#### What you need to do
The lines from the beginning of the records below through the one holding "const yAxisTitle = 'Flowrate (kg/h)';" are to be copied exactly; leave the pictures out.

#### Data for processing

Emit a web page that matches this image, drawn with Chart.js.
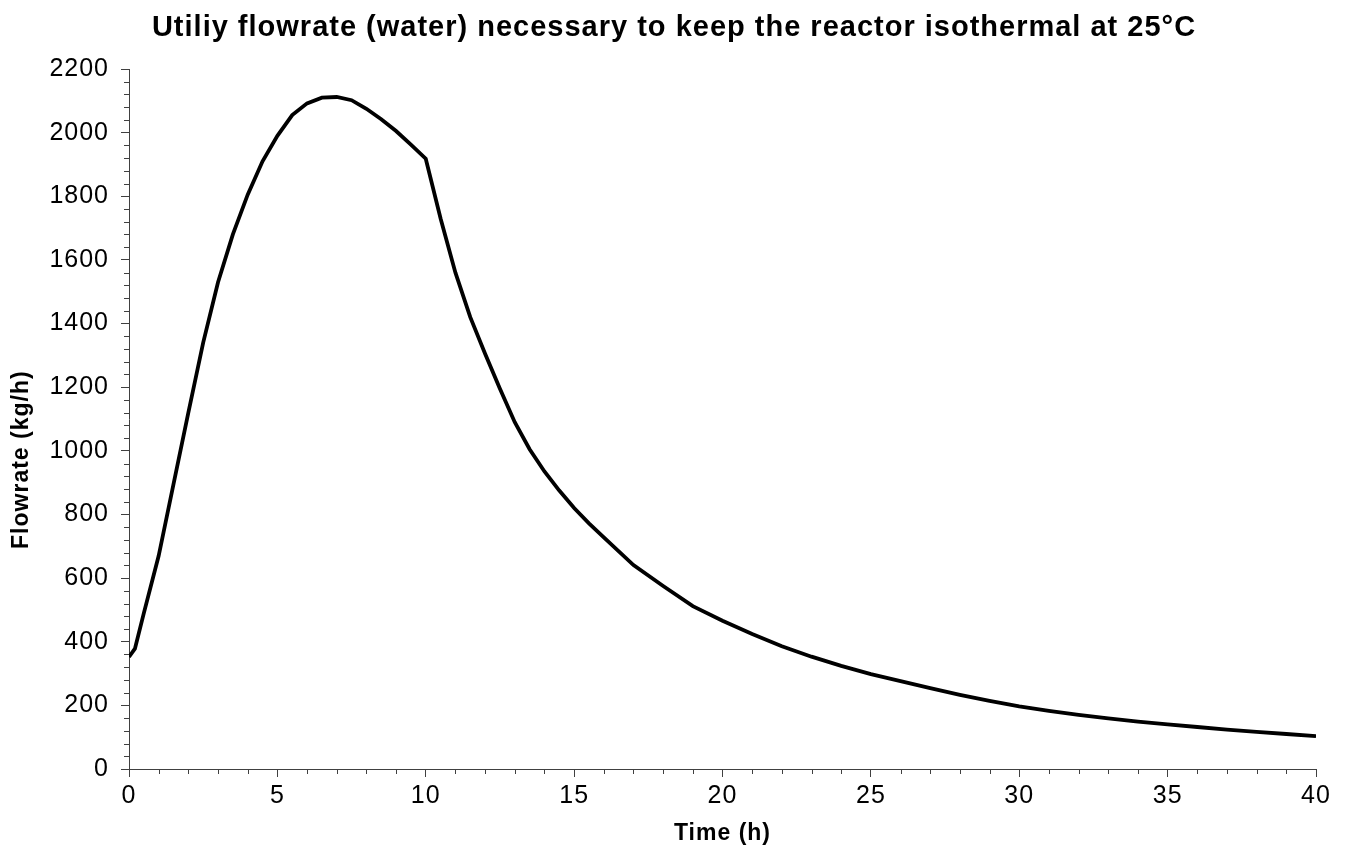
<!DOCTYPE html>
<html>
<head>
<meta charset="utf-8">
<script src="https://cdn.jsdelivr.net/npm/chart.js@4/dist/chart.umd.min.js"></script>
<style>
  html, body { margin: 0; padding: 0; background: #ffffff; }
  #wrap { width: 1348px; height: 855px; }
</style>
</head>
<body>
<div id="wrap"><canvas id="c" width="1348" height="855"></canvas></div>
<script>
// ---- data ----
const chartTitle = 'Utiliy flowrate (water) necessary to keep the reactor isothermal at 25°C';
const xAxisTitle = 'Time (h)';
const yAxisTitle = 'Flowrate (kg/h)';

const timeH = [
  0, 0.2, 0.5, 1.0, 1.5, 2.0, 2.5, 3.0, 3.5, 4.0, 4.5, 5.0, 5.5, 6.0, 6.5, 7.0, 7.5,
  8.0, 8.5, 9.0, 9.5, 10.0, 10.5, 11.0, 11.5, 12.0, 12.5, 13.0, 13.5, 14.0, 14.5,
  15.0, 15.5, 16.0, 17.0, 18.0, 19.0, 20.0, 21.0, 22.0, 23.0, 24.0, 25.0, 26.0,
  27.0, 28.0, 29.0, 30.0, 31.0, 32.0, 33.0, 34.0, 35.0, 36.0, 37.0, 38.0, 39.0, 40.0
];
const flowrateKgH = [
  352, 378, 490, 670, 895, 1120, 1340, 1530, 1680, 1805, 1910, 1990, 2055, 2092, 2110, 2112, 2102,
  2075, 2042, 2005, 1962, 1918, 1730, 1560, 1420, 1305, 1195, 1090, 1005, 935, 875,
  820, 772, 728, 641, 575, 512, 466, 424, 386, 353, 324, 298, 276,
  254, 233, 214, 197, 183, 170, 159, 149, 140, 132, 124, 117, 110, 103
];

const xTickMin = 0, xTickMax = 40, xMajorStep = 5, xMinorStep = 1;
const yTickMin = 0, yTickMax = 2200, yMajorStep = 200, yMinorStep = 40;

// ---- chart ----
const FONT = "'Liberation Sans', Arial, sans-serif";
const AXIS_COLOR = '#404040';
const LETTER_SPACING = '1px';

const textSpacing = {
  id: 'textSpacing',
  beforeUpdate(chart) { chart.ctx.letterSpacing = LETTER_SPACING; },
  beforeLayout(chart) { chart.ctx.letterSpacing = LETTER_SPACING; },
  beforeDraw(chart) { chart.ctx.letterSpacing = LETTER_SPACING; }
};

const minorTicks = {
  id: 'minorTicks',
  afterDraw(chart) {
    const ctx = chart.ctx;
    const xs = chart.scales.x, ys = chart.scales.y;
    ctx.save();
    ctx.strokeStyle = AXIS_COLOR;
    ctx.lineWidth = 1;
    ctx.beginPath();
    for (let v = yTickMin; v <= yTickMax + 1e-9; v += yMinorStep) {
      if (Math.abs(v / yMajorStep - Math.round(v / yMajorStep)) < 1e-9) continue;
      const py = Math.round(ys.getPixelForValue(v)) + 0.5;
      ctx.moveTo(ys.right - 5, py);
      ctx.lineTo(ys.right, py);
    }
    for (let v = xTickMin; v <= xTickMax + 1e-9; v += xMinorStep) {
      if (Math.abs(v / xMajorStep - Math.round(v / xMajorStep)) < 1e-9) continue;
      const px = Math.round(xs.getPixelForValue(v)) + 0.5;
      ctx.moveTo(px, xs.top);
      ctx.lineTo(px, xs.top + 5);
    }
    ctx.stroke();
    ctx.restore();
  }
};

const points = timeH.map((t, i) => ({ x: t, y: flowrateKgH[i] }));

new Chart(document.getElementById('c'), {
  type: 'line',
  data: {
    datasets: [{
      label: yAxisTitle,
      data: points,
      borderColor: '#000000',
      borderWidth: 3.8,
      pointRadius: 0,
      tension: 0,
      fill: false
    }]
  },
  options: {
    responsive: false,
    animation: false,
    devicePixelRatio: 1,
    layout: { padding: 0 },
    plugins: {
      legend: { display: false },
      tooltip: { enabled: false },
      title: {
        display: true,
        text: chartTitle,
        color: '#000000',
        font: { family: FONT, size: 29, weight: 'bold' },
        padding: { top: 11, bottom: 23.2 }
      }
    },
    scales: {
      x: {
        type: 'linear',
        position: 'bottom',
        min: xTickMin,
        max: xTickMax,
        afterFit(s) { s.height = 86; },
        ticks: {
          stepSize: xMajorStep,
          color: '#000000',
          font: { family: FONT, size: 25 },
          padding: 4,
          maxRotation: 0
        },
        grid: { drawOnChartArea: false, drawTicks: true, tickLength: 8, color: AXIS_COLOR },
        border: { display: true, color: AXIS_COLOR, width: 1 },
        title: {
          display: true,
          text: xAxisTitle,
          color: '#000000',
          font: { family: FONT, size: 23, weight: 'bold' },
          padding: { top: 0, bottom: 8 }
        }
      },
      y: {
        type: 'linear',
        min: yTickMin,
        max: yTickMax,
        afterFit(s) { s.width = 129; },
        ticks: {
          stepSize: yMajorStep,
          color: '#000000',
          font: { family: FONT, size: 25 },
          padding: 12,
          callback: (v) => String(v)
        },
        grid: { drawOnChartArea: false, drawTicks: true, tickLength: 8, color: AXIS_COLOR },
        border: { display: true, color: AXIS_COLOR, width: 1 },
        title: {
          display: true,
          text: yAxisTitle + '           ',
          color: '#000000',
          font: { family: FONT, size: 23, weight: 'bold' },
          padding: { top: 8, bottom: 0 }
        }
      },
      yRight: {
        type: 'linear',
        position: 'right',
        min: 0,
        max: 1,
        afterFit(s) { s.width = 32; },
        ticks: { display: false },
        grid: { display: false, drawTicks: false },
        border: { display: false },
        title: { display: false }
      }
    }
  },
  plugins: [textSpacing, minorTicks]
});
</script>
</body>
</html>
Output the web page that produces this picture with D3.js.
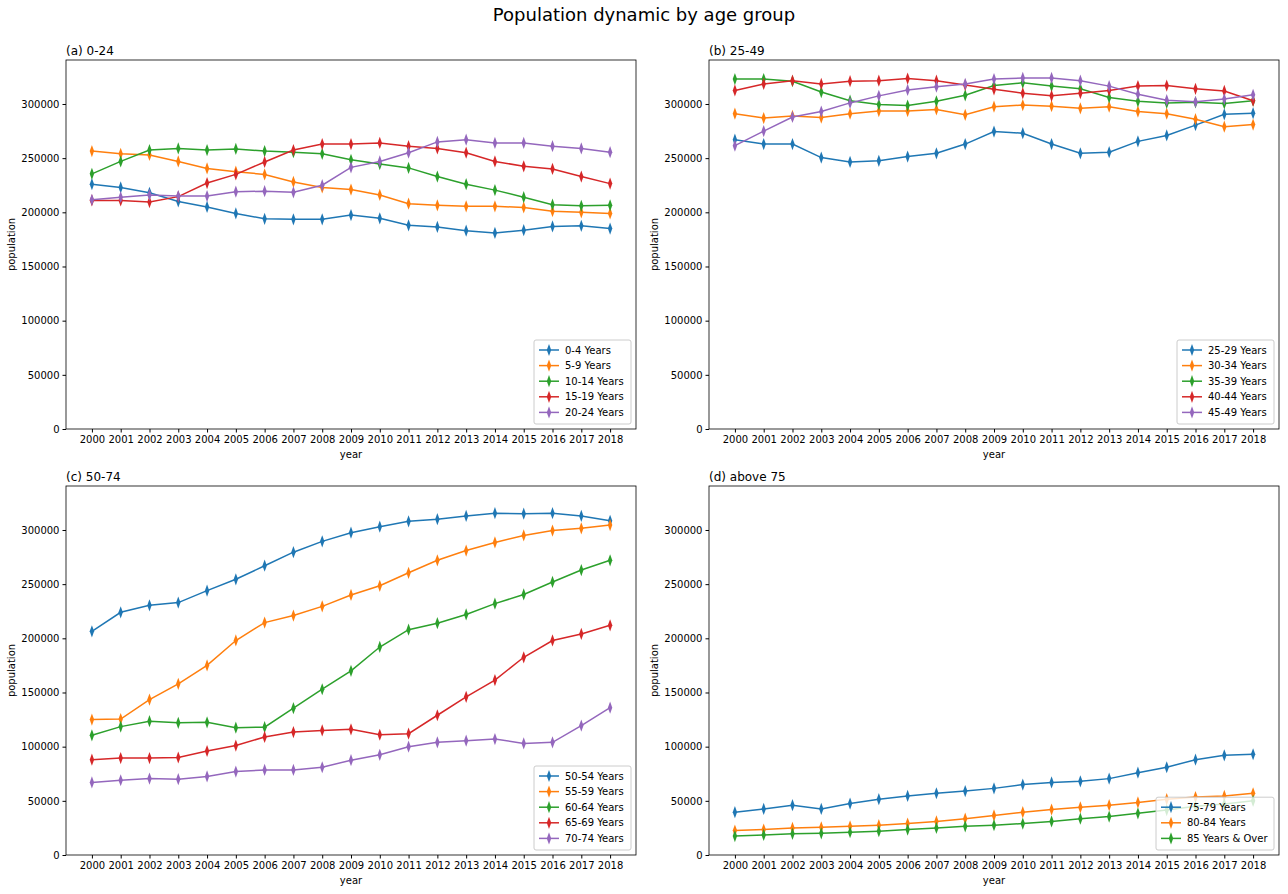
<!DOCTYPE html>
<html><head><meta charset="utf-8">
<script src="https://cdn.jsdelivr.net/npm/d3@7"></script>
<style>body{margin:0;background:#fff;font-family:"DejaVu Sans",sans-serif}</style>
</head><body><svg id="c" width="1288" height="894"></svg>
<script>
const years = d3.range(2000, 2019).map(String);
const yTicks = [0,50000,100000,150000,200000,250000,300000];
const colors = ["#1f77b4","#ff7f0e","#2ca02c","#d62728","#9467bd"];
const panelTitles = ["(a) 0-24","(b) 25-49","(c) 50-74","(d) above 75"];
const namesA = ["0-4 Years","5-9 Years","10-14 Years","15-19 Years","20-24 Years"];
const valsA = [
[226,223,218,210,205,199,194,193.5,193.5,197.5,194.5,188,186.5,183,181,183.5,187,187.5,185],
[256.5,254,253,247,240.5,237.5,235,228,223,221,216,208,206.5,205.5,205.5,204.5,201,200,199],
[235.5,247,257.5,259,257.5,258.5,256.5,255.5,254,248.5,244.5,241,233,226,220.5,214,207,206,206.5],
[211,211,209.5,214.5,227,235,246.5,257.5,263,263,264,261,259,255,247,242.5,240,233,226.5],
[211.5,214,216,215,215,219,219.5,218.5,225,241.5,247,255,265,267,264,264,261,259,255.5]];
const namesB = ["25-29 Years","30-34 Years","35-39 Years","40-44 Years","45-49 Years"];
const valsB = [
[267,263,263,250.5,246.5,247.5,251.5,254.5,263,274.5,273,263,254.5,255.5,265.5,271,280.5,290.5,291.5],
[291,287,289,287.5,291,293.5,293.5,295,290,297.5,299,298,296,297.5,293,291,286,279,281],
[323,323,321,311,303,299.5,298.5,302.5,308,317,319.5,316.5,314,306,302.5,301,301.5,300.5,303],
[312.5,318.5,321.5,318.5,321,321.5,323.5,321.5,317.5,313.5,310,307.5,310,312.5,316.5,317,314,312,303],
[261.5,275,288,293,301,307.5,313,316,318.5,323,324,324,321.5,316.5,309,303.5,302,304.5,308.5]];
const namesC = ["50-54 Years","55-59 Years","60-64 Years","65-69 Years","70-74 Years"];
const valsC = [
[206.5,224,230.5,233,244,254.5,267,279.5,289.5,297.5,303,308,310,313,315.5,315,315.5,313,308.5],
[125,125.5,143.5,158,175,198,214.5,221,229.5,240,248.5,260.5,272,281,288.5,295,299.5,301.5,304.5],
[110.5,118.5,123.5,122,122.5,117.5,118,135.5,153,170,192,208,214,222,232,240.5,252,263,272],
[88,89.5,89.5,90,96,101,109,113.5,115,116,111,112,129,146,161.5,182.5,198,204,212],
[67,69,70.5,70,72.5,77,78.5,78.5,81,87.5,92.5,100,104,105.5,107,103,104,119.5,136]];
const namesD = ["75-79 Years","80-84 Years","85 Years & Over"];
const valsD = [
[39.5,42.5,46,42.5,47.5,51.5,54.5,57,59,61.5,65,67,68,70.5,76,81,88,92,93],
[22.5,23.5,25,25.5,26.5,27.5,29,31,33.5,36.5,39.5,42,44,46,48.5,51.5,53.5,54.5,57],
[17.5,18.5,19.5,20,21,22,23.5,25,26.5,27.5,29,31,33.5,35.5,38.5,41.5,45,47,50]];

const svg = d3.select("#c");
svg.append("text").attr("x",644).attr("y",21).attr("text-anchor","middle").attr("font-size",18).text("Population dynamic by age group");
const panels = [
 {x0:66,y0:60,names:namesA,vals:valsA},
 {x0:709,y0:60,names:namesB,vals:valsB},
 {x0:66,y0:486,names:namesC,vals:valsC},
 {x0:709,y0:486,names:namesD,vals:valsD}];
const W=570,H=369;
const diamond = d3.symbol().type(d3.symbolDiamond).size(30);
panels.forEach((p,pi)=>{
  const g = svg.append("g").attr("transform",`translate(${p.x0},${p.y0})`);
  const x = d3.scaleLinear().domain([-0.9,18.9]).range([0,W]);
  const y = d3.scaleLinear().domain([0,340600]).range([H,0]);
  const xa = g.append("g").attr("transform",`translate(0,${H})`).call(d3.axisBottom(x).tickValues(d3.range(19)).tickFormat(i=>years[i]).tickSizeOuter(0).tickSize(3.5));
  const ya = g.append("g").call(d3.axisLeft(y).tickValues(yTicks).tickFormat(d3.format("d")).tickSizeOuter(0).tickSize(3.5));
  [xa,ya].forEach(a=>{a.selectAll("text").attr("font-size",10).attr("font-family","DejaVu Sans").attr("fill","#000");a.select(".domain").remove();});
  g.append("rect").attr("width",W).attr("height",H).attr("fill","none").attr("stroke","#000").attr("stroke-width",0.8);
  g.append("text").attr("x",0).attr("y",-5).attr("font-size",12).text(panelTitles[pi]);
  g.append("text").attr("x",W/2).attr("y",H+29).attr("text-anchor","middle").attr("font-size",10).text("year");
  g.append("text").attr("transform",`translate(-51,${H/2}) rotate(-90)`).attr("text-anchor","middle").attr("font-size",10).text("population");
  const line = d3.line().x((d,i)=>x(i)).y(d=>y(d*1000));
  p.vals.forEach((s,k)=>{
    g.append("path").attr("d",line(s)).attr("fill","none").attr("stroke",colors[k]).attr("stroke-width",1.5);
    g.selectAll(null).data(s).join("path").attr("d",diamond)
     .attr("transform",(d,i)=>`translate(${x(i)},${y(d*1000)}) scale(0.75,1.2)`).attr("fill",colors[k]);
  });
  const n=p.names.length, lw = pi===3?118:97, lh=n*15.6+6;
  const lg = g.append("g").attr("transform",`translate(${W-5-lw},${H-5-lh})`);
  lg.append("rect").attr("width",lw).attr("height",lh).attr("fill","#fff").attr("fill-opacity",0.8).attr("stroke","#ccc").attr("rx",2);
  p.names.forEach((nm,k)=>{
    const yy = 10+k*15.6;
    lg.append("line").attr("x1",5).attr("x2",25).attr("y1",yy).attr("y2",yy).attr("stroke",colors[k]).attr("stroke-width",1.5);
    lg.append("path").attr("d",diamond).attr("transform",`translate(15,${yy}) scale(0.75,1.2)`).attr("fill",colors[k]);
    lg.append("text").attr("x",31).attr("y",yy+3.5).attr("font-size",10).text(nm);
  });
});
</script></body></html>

#### Solution to this problem
Emit a web page that matches this image, drawn with Chart.js.
<!DOCTYPE html>
<html>
<head>
<meta charset="utf-8">
<script src="https://cdn.jsdelivr.net/npm/chart.js@4/dist/chart.umd.min.js"></script>
<style>
  html, body { margin: 0; padding: 0; background: #ffffff; }
  #wrap { width: 1348px; height: 855px; }
</style>
</head>
<body>
<div id="wrap"><canvas id="c" width="1348" height="855"></canvas></div>
<script>
// ---- data ----
const chartTitle = 'Utiliy flowrate (water) necessary to keep the reactor isothermal at 25°C';
const xAxisTitle = 'Time (h)';
const yAxisTitle = 'Flowrate (kg/h)';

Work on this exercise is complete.